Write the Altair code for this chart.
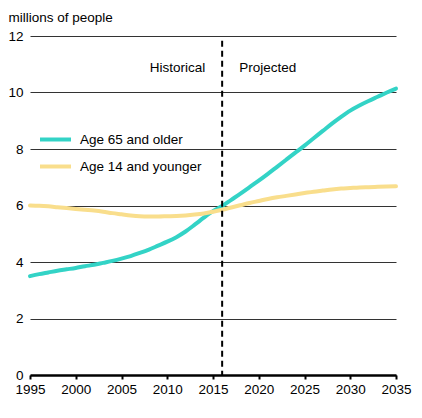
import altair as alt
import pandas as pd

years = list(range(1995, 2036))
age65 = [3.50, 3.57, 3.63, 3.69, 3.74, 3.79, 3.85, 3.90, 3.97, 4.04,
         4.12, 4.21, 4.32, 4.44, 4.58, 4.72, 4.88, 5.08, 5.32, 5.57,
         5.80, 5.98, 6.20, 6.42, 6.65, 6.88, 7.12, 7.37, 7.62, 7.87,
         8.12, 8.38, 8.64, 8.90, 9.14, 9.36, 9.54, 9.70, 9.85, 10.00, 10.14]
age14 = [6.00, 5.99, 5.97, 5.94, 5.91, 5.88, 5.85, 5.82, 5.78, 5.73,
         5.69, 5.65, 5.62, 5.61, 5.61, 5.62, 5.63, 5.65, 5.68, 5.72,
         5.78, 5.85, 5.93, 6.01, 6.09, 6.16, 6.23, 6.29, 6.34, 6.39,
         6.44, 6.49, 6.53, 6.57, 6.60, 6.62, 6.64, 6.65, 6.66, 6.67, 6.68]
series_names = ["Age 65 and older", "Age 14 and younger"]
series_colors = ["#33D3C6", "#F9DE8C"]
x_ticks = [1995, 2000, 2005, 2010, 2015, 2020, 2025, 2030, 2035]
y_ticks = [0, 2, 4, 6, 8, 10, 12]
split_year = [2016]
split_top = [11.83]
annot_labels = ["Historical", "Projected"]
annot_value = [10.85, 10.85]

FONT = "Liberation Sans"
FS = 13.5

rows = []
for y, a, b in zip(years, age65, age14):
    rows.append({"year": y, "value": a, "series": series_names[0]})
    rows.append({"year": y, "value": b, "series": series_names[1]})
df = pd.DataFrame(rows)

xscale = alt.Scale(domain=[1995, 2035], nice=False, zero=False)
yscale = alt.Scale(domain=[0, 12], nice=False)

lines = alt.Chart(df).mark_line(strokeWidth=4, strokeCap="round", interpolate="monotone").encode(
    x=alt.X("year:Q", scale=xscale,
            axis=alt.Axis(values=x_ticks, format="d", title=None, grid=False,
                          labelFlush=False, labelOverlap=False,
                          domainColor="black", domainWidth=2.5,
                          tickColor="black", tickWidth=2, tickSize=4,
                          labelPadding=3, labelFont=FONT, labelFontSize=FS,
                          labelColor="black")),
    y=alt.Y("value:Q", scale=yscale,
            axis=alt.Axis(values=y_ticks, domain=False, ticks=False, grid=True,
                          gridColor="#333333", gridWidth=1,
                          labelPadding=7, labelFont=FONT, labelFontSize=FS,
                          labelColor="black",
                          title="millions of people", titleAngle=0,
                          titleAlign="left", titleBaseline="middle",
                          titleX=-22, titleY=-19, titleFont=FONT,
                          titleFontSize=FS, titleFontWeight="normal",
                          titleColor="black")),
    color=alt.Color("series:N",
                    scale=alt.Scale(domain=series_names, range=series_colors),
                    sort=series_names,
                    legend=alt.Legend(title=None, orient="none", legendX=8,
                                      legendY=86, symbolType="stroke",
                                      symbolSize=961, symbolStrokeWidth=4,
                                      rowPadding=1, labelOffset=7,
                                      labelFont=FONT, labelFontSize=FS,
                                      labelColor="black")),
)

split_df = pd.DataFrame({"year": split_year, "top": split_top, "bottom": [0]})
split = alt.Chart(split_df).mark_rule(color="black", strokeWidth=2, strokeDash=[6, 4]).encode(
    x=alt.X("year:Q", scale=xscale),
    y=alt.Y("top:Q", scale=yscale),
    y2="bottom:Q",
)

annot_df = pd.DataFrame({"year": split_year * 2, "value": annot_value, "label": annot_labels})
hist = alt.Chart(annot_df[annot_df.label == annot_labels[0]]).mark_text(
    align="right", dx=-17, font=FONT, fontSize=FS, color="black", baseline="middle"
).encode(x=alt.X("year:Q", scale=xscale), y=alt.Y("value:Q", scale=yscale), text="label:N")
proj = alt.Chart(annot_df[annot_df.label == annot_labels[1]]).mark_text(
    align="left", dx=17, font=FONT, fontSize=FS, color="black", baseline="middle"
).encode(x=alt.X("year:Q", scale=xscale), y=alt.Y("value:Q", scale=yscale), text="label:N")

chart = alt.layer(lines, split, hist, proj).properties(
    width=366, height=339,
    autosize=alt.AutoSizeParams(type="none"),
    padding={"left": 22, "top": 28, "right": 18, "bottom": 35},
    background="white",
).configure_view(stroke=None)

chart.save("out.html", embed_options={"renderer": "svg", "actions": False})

★ ★ ★

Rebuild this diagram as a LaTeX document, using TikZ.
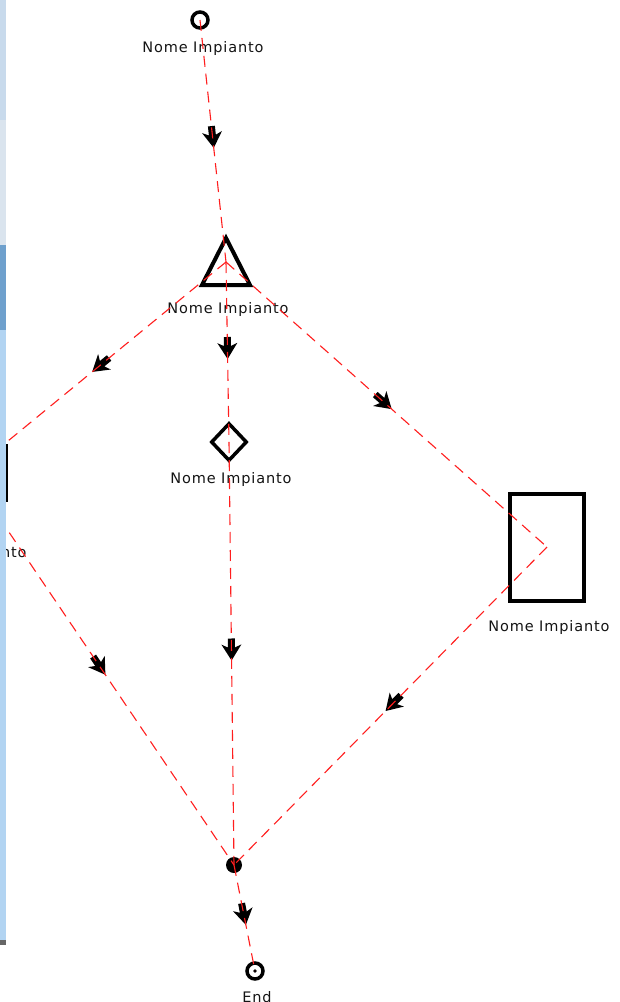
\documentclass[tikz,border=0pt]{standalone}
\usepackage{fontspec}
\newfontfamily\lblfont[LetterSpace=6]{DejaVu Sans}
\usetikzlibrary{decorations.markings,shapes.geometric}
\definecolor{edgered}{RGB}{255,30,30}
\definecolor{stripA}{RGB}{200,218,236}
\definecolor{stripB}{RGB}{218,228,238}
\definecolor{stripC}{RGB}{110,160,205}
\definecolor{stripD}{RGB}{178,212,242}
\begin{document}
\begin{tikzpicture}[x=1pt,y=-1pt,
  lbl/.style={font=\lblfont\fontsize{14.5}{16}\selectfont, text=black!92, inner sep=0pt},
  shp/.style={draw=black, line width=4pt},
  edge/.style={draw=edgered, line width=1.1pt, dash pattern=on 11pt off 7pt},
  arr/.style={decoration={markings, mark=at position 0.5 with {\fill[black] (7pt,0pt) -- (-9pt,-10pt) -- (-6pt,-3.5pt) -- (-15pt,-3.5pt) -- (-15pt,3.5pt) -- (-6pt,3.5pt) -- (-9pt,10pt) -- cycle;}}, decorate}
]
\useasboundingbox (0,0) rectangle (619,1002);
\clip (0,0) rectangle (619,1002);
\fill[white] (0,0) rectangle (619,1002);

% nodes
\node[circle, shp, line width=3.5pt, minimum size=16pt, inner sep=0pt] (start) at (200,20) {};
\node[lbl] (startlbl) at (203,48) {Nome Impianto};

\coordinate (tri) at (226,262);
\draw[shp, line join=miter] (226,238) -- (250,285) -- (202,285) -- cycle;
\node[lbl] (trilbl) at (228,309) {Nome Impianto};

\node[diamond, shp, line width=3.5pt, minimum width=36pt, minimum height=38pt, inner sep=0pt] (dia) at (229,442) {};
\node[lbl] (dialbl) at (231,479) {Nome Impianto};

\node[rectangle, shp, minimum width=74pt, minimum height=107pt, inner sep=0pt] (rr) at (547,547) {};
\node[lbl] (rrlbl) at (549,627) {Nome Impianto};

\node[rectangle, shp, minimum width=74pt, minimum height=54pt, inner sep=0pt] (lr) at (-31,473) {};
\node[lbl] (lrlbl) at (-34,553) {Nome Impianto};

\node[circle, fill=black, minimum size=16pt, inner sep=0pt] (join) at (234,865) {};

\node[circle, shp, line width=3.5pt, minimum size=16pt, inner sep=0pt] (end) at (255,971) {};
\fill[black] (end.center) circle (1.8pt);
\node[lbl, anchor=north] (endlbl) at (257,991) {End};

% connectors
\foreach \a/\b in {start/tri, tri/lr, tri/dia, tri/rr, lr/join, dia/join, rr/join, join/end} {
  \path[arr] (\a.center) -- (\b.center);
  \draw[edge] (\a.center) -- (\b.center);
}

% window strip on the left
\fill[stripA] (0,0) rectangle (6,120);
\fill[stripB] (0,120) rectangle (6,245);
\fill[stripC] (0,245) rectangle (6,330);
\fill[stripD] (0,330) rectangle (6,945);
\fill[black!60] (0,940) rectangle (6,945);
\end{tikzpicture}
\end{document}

★ ★ ★

Nothing but the lines from the one containing "Write the Altair code for this chart." through the one containing "import pandas as pd" should appear in your copy, exactly as written and without pictures.

Write the Altair code for this chart.
import altair as alt
import pandas as pd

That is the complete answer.